DATA SUPPLIED =

[START]

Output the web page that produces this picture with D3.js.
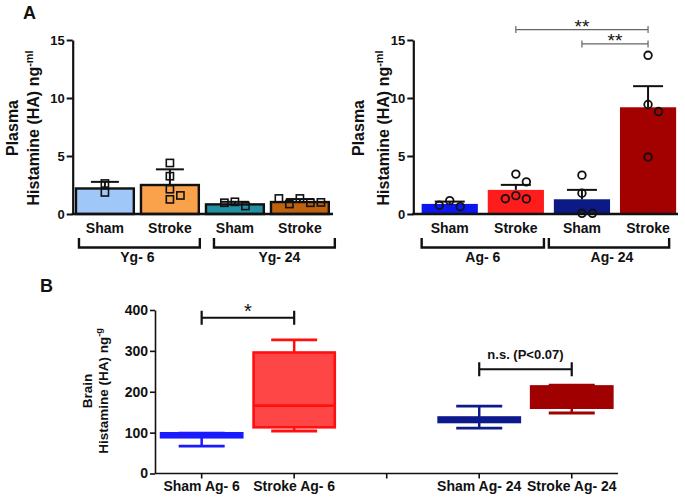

[END]
[START]

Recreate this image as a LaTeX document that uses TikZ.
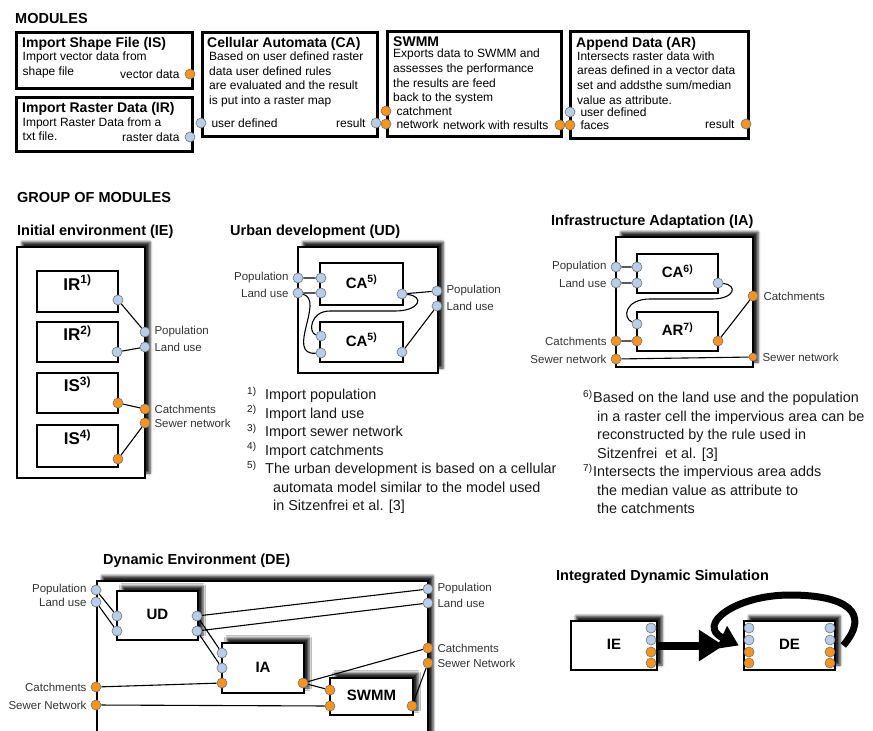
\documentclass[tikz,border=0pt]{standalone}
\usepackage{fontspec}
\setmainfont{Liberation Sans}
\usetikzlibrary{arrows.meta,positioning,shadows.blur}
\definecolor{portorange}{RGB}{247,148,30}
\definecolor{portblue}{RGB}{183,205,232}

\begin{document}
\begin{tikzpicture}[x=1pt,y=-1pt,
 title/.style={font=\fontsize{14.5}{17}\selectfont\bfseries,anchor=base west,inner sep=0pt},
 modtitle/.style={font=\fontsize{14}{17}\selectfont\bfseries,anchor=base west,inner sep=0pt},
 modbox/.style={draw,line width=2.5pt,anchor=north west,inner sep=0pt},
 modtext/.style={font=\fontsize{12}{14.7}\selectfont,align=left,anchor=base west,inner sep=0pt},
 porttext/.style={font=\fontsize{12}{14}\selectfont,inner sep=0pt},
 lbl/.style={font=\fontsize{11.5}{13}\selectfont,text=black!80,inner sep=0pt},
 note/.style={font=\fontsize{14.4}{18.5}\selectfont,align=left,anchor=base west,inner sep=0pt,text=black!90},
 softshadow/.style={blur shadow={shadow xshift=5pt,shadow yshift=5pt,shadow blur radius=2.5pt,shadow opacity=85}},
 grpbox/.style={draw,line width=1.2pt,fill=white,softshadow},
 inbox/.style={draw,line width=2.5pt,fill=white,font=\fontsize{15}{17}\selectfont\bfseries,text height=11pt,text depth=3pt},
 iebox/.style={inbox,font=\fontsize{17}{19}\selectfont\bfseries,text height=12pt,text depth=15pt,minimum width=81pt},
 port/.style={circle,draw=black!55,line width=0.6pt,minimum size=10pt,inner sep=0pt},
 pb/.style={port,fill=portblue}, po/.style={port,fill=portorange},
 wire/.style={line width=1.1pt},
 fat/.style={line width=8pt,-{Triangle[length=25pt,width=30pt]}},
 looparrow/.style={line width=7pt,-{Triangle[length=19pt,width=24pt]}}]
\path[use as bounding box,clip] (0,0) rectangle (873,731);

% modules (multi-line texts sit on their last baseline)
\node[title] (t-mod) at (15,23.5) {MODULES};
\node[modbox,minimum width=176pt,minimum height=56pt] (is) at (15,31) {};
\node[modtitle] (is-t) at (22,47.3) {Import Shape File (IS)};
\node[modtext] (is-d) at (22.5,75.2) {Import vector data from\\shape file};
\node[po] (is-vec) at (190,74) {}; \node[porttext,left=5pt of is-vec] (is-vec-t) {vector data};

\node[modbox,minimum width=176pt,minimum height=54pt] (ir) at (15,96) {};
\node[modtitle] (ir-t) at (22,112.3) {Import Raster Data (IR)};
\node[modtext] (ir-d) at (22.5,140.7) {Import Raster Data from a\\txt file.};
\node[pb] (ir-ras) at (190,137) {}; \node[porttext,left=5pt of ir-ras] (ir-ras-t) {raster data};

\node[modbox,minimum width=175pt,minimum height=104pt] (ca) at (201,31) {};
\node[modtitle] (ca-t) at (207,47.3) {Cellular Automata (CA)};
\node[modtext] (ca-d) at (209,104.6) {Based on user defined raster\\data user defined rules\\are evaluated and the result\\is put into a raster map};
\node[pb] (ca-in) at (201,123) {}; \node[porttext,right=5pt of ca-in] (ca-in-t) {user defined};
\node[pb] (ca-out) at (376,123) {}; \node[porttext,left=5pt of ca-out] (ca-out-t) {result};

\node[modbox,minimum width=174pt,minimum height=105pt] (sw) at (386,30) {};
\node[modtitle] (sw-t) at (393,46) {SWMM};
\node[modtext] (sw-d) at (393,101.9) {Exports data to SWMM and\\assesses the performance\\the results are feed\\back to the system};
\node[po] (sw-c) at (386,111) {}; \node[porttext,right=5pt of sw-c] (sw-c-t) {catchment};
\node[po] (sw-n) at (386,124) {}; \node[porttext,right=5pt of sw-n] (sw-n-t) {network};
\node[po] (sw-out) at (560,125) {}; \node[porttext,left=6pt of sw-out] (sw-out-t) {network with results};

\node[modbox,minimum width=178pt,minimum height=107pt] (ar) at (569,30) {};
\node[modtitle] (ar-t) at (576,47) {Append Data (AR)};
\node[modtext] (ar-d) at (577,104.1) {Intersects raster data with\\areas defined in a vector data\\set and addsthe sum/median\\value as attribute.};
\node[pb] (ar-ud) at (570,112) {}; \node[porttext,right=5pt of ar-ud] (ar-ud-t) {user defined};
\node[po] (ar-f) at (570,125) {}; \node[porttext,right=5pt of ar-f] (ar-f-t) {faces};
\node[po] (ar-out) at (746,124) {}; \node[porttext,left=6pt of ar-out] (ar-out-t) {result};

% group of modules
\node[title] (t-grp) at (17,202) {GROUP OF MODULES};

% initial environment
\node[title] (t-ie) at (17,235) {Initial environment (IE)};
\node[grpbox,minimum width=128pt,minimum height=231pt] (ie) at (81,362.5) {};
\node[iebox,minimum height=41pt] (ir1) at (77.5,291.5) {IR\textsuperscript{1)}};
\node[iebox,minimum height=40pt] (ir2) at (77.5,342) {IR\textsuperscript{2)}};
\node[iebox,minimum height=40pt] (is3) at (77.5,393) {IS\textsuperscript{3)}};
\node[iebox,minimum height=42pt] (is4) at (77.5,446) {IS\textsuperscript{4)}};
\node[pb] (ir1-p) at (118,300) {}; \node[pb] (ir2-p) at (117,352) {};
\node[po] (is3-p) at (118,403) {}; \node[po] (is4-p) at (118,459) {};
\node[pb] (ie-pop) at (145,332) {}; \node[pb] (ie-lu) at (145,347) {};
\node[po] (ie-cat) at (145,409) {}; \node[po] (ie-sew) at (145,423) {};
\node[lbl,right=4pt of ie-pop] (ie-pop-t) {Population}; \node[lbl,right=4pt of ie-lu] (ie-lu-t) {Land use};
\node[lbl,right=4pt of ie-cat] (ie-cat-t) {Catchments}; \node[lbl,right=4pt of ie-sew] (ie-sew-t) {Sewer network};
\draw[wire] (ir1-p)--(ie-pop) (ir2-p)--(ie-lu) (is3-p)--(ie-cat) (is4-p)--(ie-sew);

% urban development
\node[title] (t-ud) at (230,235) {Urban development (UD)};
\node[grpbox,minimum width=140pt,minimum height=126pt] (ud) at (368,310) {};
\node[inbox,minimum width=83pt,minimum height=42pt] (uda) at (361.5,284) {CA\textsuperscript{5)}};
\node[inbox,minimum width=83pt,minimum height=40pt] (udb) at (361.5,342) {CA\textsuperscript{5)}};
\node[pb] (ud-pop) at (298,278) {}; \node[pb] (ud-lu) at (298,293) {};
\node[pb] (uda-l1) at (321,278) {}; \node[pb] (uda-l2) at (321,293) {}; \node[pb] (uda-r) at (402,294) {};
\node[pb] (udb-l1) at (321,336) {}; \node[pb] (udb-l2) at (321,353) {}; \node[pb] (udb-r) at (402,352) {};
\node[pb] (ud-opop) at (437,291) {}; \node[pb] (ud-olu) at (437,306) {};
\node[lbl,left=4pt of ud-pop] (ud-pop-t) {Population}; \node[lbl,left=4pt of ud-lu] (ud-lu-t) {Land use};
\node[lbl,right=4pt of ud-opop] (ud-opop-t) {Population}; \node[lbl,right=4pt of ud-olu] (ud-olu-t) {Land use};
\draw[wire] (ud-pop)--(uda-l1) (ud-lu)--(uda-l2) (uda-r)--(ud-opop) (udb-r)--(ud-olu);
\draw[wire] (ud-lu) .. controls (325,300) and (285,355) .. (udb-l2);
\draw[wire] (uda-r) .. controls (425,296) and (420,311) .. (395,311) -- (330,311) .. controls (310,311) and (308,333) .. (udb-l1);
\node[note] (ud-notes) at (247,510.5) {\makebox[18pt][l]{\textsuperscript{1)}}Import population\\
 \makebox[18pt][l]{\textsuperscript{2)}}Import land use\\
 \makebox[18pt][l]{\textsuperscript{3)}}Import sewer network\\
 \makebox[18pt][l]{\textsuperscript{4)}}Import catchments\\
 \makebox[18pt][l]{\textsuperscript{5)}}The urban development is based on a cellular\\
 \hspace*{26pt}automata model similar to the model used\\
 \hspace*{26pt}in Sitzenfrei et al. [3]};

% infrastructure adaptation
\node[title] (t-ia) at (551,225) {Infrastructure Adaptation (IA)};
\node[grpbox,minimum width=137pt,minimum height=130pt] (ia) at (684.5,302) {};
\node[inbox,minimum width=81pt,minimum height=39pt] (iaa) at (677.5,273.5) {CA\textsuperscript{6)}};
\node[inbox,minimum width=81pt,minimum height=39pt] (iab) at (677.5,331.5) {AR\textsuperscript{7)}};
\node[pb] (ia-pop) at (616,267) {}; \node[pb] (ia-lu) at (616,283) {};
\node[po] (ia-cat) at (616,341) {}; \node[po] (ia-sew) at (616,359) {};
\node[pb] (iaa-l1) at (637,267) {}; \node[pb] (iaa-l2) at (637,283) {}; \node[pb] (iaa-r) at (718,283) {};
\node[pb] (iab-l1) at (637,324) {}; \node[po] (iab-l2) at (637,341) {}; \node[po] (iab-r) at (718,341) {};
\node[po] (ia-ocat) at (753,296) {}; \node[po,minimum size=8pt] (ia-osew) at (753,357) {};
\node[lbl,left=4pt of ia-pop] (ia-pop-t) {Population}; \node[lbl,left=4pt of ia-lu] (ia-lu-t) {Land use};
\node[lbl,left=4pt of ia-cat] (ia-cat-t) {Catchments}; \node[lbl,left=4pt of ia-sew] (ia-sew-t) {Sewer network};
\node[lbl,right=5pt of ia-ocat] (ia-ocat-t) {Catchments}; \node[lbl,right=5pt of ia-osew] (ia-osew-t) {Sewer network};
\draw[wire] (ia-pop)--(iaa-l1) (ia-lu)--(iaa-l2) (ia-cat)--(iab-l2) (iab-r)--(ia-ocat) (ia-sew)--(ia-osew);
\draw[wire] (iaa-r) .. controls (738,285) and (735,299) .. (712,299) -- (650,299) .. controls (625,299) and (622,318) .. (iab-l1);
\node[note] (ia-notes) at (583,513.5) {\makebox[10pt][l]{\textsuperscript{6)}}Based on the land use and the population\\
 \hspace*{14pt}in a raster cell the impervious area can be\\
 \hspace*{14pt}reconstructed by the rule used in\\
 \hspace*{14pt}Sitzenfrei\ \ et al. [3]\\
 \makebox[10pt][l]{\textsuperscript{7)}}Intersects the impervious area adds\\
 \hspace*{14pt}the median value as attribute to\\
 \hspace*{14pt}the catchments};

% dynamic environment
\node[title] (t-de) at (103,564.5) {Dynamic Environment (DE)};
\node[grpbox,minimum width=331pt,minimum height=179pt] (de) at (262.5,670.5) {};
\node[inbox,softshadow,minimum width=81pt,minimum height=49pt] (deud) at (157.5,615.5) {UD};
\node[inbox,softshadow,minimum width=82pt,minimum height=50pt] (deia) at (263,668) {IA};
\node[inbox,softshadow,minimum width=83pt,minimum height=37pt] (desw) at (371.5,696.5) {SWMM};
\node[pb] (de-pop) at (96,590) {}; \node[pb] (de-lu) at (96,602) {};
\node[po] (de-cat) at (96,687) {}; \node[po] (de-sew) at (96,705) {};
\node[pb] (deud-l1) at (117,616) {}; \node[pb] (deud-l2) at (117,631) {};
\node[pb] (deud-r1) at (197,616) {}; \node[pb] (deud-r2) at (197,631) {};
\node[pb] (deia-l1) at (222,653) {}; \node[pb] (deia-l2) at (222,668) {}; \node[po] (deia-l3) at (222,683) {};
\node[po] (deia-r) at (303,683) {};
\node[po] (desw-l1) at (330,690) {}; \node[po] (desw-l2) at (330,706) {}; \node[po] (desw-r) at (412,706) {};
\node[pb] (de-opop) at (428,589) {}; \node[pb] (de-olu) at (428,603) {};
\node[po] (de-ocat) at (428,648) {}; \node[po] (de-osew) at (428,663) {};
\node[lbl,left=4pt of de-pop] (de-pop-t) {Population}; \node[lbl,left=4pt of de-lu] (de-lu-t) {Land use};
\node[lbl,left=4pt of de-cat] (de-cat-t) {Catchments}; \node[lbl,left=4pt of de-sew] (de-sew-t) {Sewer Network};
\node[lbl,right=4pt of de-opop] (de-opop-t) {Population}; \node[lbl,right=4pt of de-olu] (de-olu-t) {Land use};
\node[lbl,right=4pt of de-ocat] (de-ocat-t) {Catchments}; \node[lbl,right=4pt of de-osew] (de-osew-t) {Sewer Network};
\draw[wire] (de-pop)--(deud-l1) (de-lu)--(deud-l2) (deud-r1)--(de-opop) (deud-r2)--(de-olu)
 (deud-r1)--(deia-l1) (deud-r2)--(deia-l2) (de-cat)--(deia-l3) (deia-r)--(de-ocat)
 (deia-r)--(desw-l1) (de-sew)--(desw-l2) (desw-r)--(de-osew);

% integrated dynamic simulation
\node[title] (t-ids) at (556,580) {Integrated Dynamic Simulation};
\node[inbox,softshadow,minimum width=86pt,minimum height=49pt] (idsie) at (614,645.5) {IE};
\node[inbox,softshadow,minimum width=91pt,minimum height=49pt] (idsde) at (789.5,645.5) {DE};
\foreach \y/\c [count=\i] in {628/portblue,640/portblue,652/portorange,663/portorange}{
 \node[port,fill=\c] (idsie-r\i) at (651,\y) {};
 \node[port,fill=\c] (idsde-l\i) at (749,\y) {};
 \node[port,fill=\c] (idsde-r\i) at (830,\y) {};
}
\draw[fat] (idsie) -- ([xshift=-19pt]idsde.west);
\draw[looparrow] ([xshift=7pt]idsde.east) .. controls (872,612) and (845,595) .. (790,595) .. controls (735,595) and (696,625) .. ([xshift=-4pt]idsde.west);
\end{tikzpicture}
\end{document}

[END]

OBJECTIVE =
Track down every line with the word "that" and copy it.

ANSWER IN FULL =
Output the web page that produces this picture with D3.js.
Recreate this image as a LaTeX document that uses TikZ.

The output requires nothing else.